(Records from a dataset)
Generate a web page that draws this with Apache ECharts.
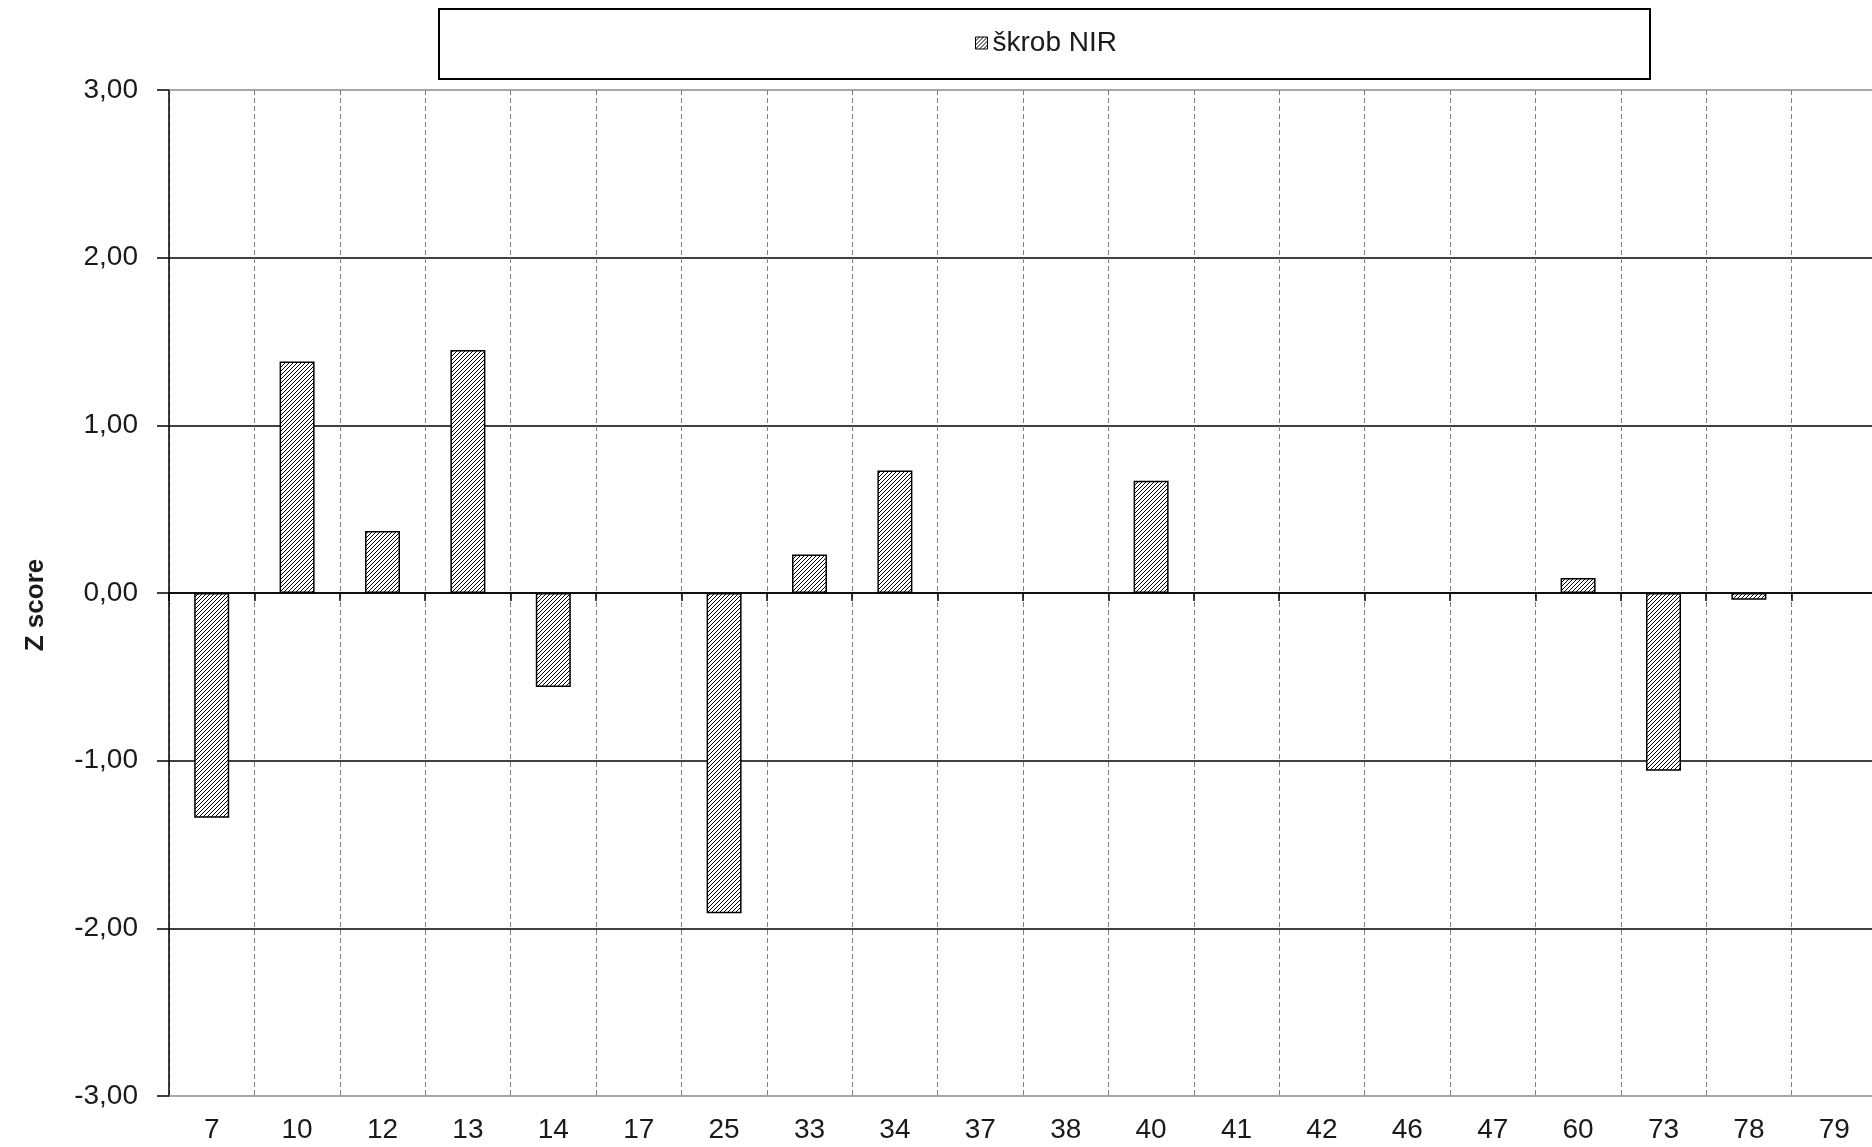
<!DOCTYPE html>
<html>
<head>
<meta charset="utf-8">
<script src="https://cdn.jsdelivr.net/npm/echarts@6/dist/echarts.min.js"></script>
<style>
html,body{margin:0;padding:0;background:#fff;}
#chart{width:1872px;height:1147px;}
</style>
</head>
<body>
<div id="chart"></div>
<script>
// ---- data ----
const categories = ['7','10','12','13','14','17','25','33','34','37','38','40','41','42','46','47','60','73','78','79'];
const seriesName = 'škrob NIR';
const zScores = [-1.34, 1.38, 0.37, 1.45, -0.56, null, -1.91, 0.23, 0.73, null, null, 0.67, null, null, null, null, 0.09, -1.06, -0.04, null];
const yTicks = [-3, -2, -1, 0, 1, 2, 3];
const yAxisTitle = 'Z score';

// ---- hatch pattern ----
function makeHatch() {
  const s = 4;
  const c = document.createElement('canvas');
  c.width = s; c.height = s;
  const g = c.getContext('2d');
  g.fillStyle = '#ffffff';
  g.fillRect(0, 0, s, s);
  g.strokeStyle = '#000000';
  g.lineWidth = 1;
  g.beginPath();
  g.moveTo(0, s); g.lineTo(s, 0);
  g.moveTo(-1, 1); g.lineTo(1, -1);
  g.moveTo(s - 1, s + 1); g.lineTo(s + 1, s - 1);
  g.stroke();
  return c;
}
const hatch = { image: makeHatch(), repeat: 'repeat' };

const FONT = "'Liberation Sans', Arial, sans-serif";
const chart = echarts.init(document.getElementById('chart'), null, { renderer: 'canvas' });

chart.setOption({
  animation: false,
  backgroundColor: '#ffffff',
  textStyle: { fontFamily: FONT },
  graphic: [{
    type: 'rect',
    left: 438, top: 8,
    shape: { width: 1211, height: 70 },
    style: { fill: '#ffffff', stroke: '#000000', lineWidth: 2 },
    z: -1
  }],
  legend: {
    data: [seriesName],
    left: 975,
    top: 29,
    padding: 0,
    icon: 'rect',
    itemWidth: 12,
    itemHeight: 12,
    itemStyle: { borderColor: '#000', borderWidth: 1 },
    textStyle: { fontFamily: FONT, fontSize: 28, color: '#1a1a1a' }
  },
  grid: {
    left: 169, top: 90, width: 1708, height: 1006,
    containLabel: false,
    outerBoundsMode: 'none'
  },
  xAxis: [
    {
      type: 'category',
      data: categories,
      position: 'bottom',
      boundaryGap: true,
      axisLine: { show: true, onZero: false, lineStyle: { color: '#8a8a8a', width: 1.5 } },
      axisTick: { show: false },
      axisLabel: {
        interval: 0, margin: 20,
        fontFamily: FONT, fontSize: 28, color: '#1a1a1a'
      },
      splitLine: {
        show: true, interval: 0,
        lineStyle: { color: '#7f7f7f', width: 1, type: [5, 3] }
      }
    },
    {
      type: 'category',
      data: categories,
      position: 'bottom',
      boundaryGap: true,
      axisLine: { show: true, onZero: true, lineStyle: { color: '#000', width: 1.5 } },
      axisTick: { show: true, interval: 0, length: 8, lineStyle: { color: '#000', width: 1.5 } },
      axisLabel: { show: false },
      splitLine: { show: false }
    },
    {
      type: 'category',
      data: categories,
      position: 'top',
      boundaryGap: true,
      axisLine: { show: true, onZero: false, lineStyle: { color: '#8a8a8a', width: 1.5 } },
      axisTick: { show: false },
      axisLabel: { show: false },
      splitLine: { show: false }
    }
  ],
  yAxis: {
    type: 'value',
    min: yTicks[0],
    max: yTicks[yTicks.length - 1],
    interval: 1,
    name: yAxisTitle,
    nameLocation: 'middle',
    nameRotate: 90,
    nameGap: 120,
    nameTextStyle: {
      fontFamily: FONT, fontSize: 26, fontWeight: 'bold', color: '#1a1a1a',
      padding: [0, 24, 0, 0]
    },
    axisLine: { show: true, lineStyle: { color: '#000', width: 1.5 } },
    axisTick: { show: true, inside: false, length: 12, lineStyle: { color: '#000', width: 1.5 } },
    axisLabel: {
      margin: 31,
      fontFamily: FONT, fontSize: 28, color: '#1a1a1a',
      formatter: v => v.toFixed(2).replace('.', ',')
    },
    splitLine: {
      show: true, showMinLine: false, showMaxLine: false,
      lineStyle: { color: '#000', width: 1.5 }
    }
  },
  series: [{
    name: seriesName,
    type: 'bar',
    xAxisIndex: 0,
    data: zScores,
    barWidth: 35,
    itemStyle: { color: hatch, borderColor: '#000', borderWidth: 1.5 }
  }]
});
</script>
</body>
</html>
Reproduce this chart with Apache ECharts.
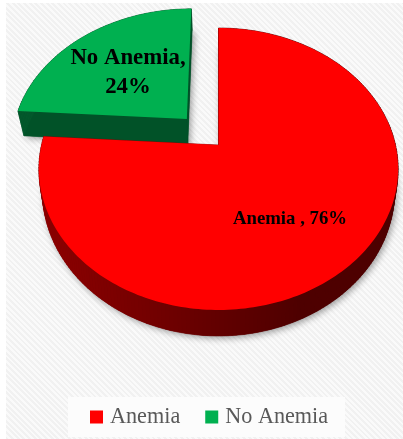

(WORK INSTRUCTIONS) Exclude the images, then output the data above word for word.

(ANSWER TO THE TASK)
Generate a web page that draws this with Apache ECharts.
<!DOCTYPE html>
<html>
<head>
<meta charset="utf-8">
<script src="https://cdn.jsdelivr.net/npm/echarts@6/dist/echarts.min.js"></script>
<style>
html,body{margin:0;padding:0;background:#fff;}
#chart{width:1872px;height:1147px;}
</style>
</head>
<body>
<div id="chart"></div>
<script>
// ---- data ----
const categories = ['7','10','12','13','14','17','25','33','34','37','38','40','41','42','46','47','60','73','78','79'];
const seriesName = 'škrob NIR';
const zScores = [-1.34, 1.38, 0.37, 1.45, -0.56, null, -1.91, 0.23, 0.73, null, null, 0.67, null, null, null, null, 0.09, -1.06, -0.04, null];
const yTicks = [-3, -2, -1, 0, 1, 2, 3];
const yAxisTitle = 'Z score';

// ---- hatch pattern ----
function makeHatch() {
  const s = 4;
  const c = document.createElement('canvas');
  c.width = s; c.height = s;
  const g = c.getContext('2d');
  g.fillStyle = '#ffffff';
  g.fillRect(0, 0, s, s);
  g.strokeStyle = '#000000';
  g.lineWidth = 1;
  g.beginPath();
  g.moveTo(0, s); g.lineTo(s, 0);
  g.moveTo(-1, 1); g.lineTo(1, -1);
  g.moveTo(s - 1, s + 1); g.lineTo(s + 1, s - 1);
  g.stroke();
  return c;
}
const hatch = { image: makeHatch(), repeat: 'repeat' };

const FONT = "'Liberation Sans', Arial, sans-serif";
const chart = echarts.init(document.getElementById('chart'), null, { renderer: 'canvas' });

chart.setOption({
  animation: false,
  backgroundColor: '#ffffff',
  textStyle: { fontFamily: FONT },
  graphic: [{
    type: 'rect',
    left: 438, top: 8,
    shape: { width: 1211, height: 70 },
    style: { fill: '#ffffff', stroke: '#000000', lineWidth: 2 },
    z: -1
  }],
  legend: {
    data: [seriesName],
    left: 975,
    top: 29,
    padding: 0,
    icon: 'rect',
    itemWidth: 12,
    itemHeight: 12,
    itemStyle: { borderColor: '#000', borderWidth: 1 },
    textStyle: { fontFamily: FONT, fontSize: 28, color: '#1a1a1a' }
  },
  grid: {
    left: 169, top: 90, width: 1708, height: 1006,
    containLabel: false,
    outerBoundsMode: 'none'
  },
  xAxis: [
    {
      type: 'category',
      data: categories,
      position: 'bottom',
      boundaryGap: true,
      axisLine: { show: true, onZero: false, lineStyle: { color: '#8a8a8a', width: 1.5 } },
      axisTick: { show: false },
      axisLabel: {
        interval: 0, margin: 20,
        fontFamily: FONT, fontSize: 28, color: '#1a1a1a'
      },
      splitLine: {
        show: true, interval: 0,
        lineStyle: { color: '#7f7f7f', width: 1, type: [5, 3] }
      }
    },
    {
      type: 'category',
      data: categories,
      position: 'bottom',
      boundaryGap: true,
      axisLine: { show: true, onZero: true, lineStyle: { color: '#000', width: 1.5 } },
      axisTick: { show: true, interval: 0, length: 8, lineStyle: { color: '#000', width: 1.5 } },
      axisLabel: { show: false },
      splitLine: { show: false }
    },
    {
      type: 'category',
      data: categories,
      position: 'top',
      boundaryGap: true,
      axisLine: { show: true, onZero: false, lineStyle: { color: '#8a8a8a', width: 1.5 } },
      axisTick: { show: false },
      axisLabel: { show: false },
      splitLine: { show: false }
    }
  ],
  yAxis: {
    type: 'value',
    min: yTicks[0],
    max: yTicks[yTicks.length - 1],
    interval: 1,
    name: yAxisTitle,
    nameLocation: 'middle',
    nameRotate: 90,
    nameGap: 120,
    nameTextStyle: {
      fontFamily: FONT, fontSize: 26, fontWeight: 'bold', color: '#1a1a1a',
      padding: [0, 24, 0, 0]
    },
    axisLine: { show: true, lineStyle: { color: '#000', width: 1.5 } },
    axisTick: { show: true, inside: false, length: 12, lineStyle: { color: '#000', width: 1.5 } },
    axisLabel: {
      margin: 31,
      fontFamily: FONT, fontSize: 28, color: '#1a1a1a',
      formatter: v => v.toFixed(2).replace('.', ',')
    },
    splitLine: {
      show: true, showMinLine: false, showMaxLine: false,
      lineStyle: { color: '#000', width: 1.5 }
    }
  },
  series: [{
    name: seriesName,
    type: 'bar',
    xAxisIndex: 0,
    data: zScores,
    barWidth: 35,
    itemStyle: { color: hatch, borderColor: '#000', borderWidth: 1.5 }
  }]
});
</script>
</body>
</html>
Reproduce this chart with Apache ECharts.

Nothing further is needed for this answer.